На историю тихого архитектора, вышедшего из-под контроля человеческих норм и условностей после смерти жены от рук бандитов, продюсеры (в том числе и обладавший фантастическим чутьем Дино Де Лаурентис) изначально возлагали немалые надежды. Но они и представить себе не могли, какой резонанс вызовет «Жажда смерти», так удачно павшая на щедро унавоженную страхом перед уличной преступностью почву в американском обществе.
О границах допустимой самообороны и гражданском возмездии спорили в газетах и университетах, сыгранный Бронсоном Пол Керси стал именем нарицательным. А заодно — надежным источником дохода: герой буквально кормил актера еще 20 лет. Бронсон оказался идеальным исполнителем этой роли именно в силу своих актерских данных, которые многим и очень долго казались недостатками: заурядной внешности, неброским манерам и немногословию. В образе Керси всё это заиграло совершенно новыми гранями: черты лица говорили об общности, универсальности беды, которая может случиться с каждым, манеры оборачивались интеллигентностью культурного горожанина, скупость на слова и эмоции — большой внутренней силой.

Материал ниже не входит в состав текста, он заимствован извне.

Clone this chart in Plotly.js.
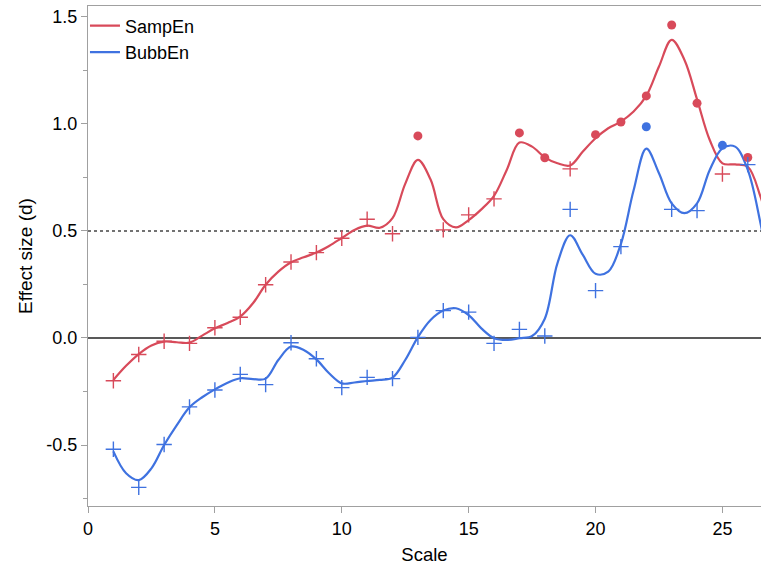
<!DOCTYPE html>
<html>
<head>
<meta charset="utf-8">
<script src="https://cdn.plot.ly/plotly-3.0.1.min.js"></script>
<style>
  html, body { margin: 0; padding: 0; background: #fff; }
  #chart { width: 761px; height: 567px; }
</style>
</head>
<body>
<div id="chart"></div>
<script>
// Effect size per scale for the two entropy measures
const scales = [1, 2, 3, 4, 5, 6, 7, 8, 9, 10, 11, 12, 13, 14, 15, 16, 17, 18, 19, 20, 21, 22, 23, 24, 25, 26];

const sampEn = [-0.200, -0.077, -0.015, -0.025, 0.048, 0.097, 0.249, 0.355, 0.399, 0.466,
                0.555, 0.487, 0.944, 0.505, 0.575, 0.650, 0.958, 0.842, 0.790, 0.950,
                1.009, 1.131, 1.462, 1.097, 0.766, 0.843];
// 1 = significant (filled dot), 0 = not significant (cross)
const sampSig = [0, 0, 0, 0, 0, 0, 0, 0, 0, 0, 0, 0, 1, 0, 0, 0, 1, 1, 0, 1, 1, 1, 1, 1, 0, 1];

const bubbEn = [-0.520, -0.698, -0.498, -0.322, -0.243, -0.170, -0.218, -0.022, -0.097, -0.232,
                -0.184, -0.190, 0.003, 0.128, 0.121, -0.025, 0.040, 0.009, 0.601, 0.221,
                0.427, 0.987, 0.601, 0.595, 0.900, 0.810];
const bubbSig = [0, 0, 0, 0, 0, 0, 0, 0, 0, 0, 0, 0, 0, 0, 0, 0, 0, 0, 0, 0, 0, 1, 0, 0, 1, 0];

// Smoothing-spline fits, sampled every half scale
const fitScale = [1, 1.5, 2, 2.5, 3, 3.5, 4, 4.5, 5, 5.5, 6, 6.5, 7, 7.5, 8, 8.5, 9, 9.5, 10, 10.5,
                  11, 11.5, 12, 12.5, 13, 13.5, 14, 14.5, 15, 15.5, 16, 16.5, 17, 17.5, 18, 18.5,
                  19, 19.5, 20, 20.5, 21, 21.5, 22, 22.5, 23, 23.5, 24, 24.5, 25, 25.5, 26, 26.5, 27];

const sampFit = [-0.196, -0.130, -0.075, -0.035, -0.017, -0.020, -0.022, 0.011, 0.045, 0.070,
                 0.100, 0.162, 0.249, 0.310, 0.354, 0.377, 0.399, 0.430, 0.467, 0.505,
                 0.525, 0.515, 0.560, 0.720, 0.832, 0.740, 0.555, 0.517, 0.551, 0.601,
                 0.664, 0.785, 0.913, 0.894, 0.844, 0.816, 0.806, 0.871, 0.933, 0.980,
                 1.011, 1.058, 1.131, 1.268, 1.393, 1.300, 1.115, 0.925, 0.816, 0.811,
                 0.800, 0.660, 0.450];

const bubbFit = [-0.530, -0.632, -0.664, -0.609, -0.500, -0.407, -0.324, -0.277, -0.240, -0.209,
                 -0.188, -0.192, -0.190, -0.103, -0.040, -0.056, -0.100, -0.165, -0.212, -0.208,
                 -0.201, -0.196, -0.185, -0.103, 0.004, 0.084, 0.128, 0.139, 0.107, 0.045,
                 -0.001, -0.009, -0.001, 0.009, 0.090, 0.350, 0.480, 0.388, 0.300, 0.310,
                 0.440, 0.690, 0.885, 0.770, 0.629, 0.583, 0.629, 0.785, 0.886, 0.894,
                 0.785, 0.536, 0.220];

const yTickVals = [-0.5, 0, 0.5, 1.0, 1.5];
const yTickText = ['-0.5', '0.0', '0.5', '1.0', '1.5'];
const xTickVals = [0, 5, 10, 15, 20, 25];

const RED = '#d84a5a';
const BLUE = '#3f72e0';
const FONT = 'Liberation Sans, Arial, sans-serif';

function pick(xs, ys, flags, want) {
  const x = [], y = [];
  xs.forEach((v, i) => { if (flags[i] === want) { x.push(v); y.push(ys[i]); } });
  return { x, y };
}

function crossTrace(pts, color) {
  return {
    x: pts.x, y: pts.y, type: 'scatter', mode: 'markers', showlegend: false, hoverinfo: 'x+y',
    marker: { symbol: 'cross-thin', size: 11, color: color, line: { color: color, width: 1.4 } }
  };
}
function dotTrace(pts, color) {
  return {
    x: pts.x, y: pts.y, type: 'scatter', mode: 'markers', showlegend: false, hoverinfo: 'x+y',
    marker: { symbol: 'circle', size: 9, color: color }
  };
}
function fitTrace(ys, name, color) {
  return {
    x: fitScale, y: ys, type: 'scatter', mode: 'lines', name: name,
    line: { color: color, width: 2.2, shape: 'spline', smoothing: 1 }
  };
}

const traces = [
  fitTrace(sampFit, 'SampEn', RED),
  fitTrace(bubbFit, 'BubbEn', BLUE),
  crossTrace(pick(scales, sampEn, sampSig, 0), RED),
  dotTrace(pick(scales, sampEn, sampSig, 1), RED),
  crossTrace(pick(scales, bubbEn, bubbSig, 0), BLUE),
  dotTrace(pick(scales, bubbEn, bubbSig, 1), BLUE)
];

const layout = {
  width: 761, height: 567,
  margin: { l: 88, r: 0, t: 6, b: 61 },
  paper_bgcolor: '#fff', plot_bgcolor: '#fff',
  font: { family: FONT, size: 18, color: '#000' },
  showlegend: true,
  legend: {
    x: -0.0045, y: 0.997, xanchor: 'left', yanchor: 'top',
    bgcolor: 'rgba(0,0,0,0)', font: { family: FONT, size: 18, color: '#000' },
    itemwidth: 30, tracegroupgap: 0
  },
  xaxis: {
    range: [0, 26.52], tickvals: xTickVals, ticks: 'outside', ticklen: 6, tickcolor: '#a0a0a0',
    showline: true, linecolor: '#a0a0a0', linewidth: 1, mirror: true,
    showgrid: false, zeroline: false,
    tickfont: { family: FONT, size: 18, color: '#000' },
    title: { text: 'Scale', font: { family: FONT, size: 18.5, color: '#000' }, standoff: 10 }
  },
  yaxis: {
    range: [-0.785, 1.551], tickvals: yTickVals, ticktext: yTickText,
    ticks: 'outside', ticklen: 6, tickcolor: '#a0a0a0',
    minor: { dtick: 0.25, tick0: 0, ticks: 'outside', ticklen: 4, tickcolor: '#a0a0a0', showgrid: false },
    showline: true, linecolor: '#a0a0a0', linewidth: 1,
    showgrid: false, zeroline: false,
    tickfont: { family: FONT, size: 18, color: '#000' },
    title: { text: 'Effect size (d)', font: { family: FONT, size: 19, color: '#000' }, standoff: 8 }
  },
  shapes: [
    { type: 'line', xref: 'paper', x0: 0, x1: 1, yref: 'y', y0: 0, y1: 0,
      line: { color: '#222', width: 1.3 }, layer: 'below' },
    { type: 'line', xref: 'paper', x0: 0, x1: 1, yref: 'y', y0: 0.5, y1: 0.5,
      line: { color: '#444', width: 1.5, dash: 'dot' }, layer: 'below' }
  ]
};

Plotly.newPlot('chart', traces, layout, { displayModeBar: false, staticPlot: true });
</script>
</body>
</html>
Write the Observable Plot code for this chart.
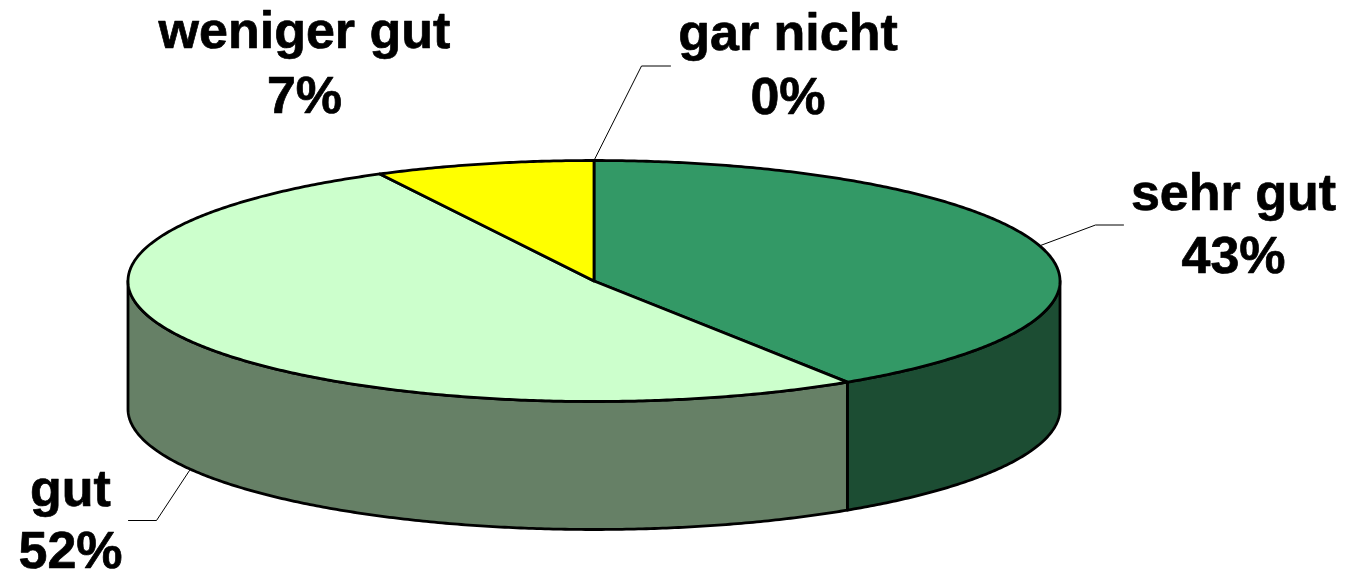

Бронсон и после «Жажды смерти» снимался много и охотно — гораздо охотнее, чем раздавал интервью или высказывался по актуальным вопросам современности. Его замкнутость и некоторая отчужденность от мира была своего рода агорафобией — хотя на самом деле всю свою жизнь Бронсон всерьез страдал совершенно противоположным недугом, боязнью замкнутых пространств, заболеванием, которое настигло его еще в ранней молодости, когда будущий король зарплатных ведомостей Голливуда вырубал в тесной шахте уголь по доллару за тонну.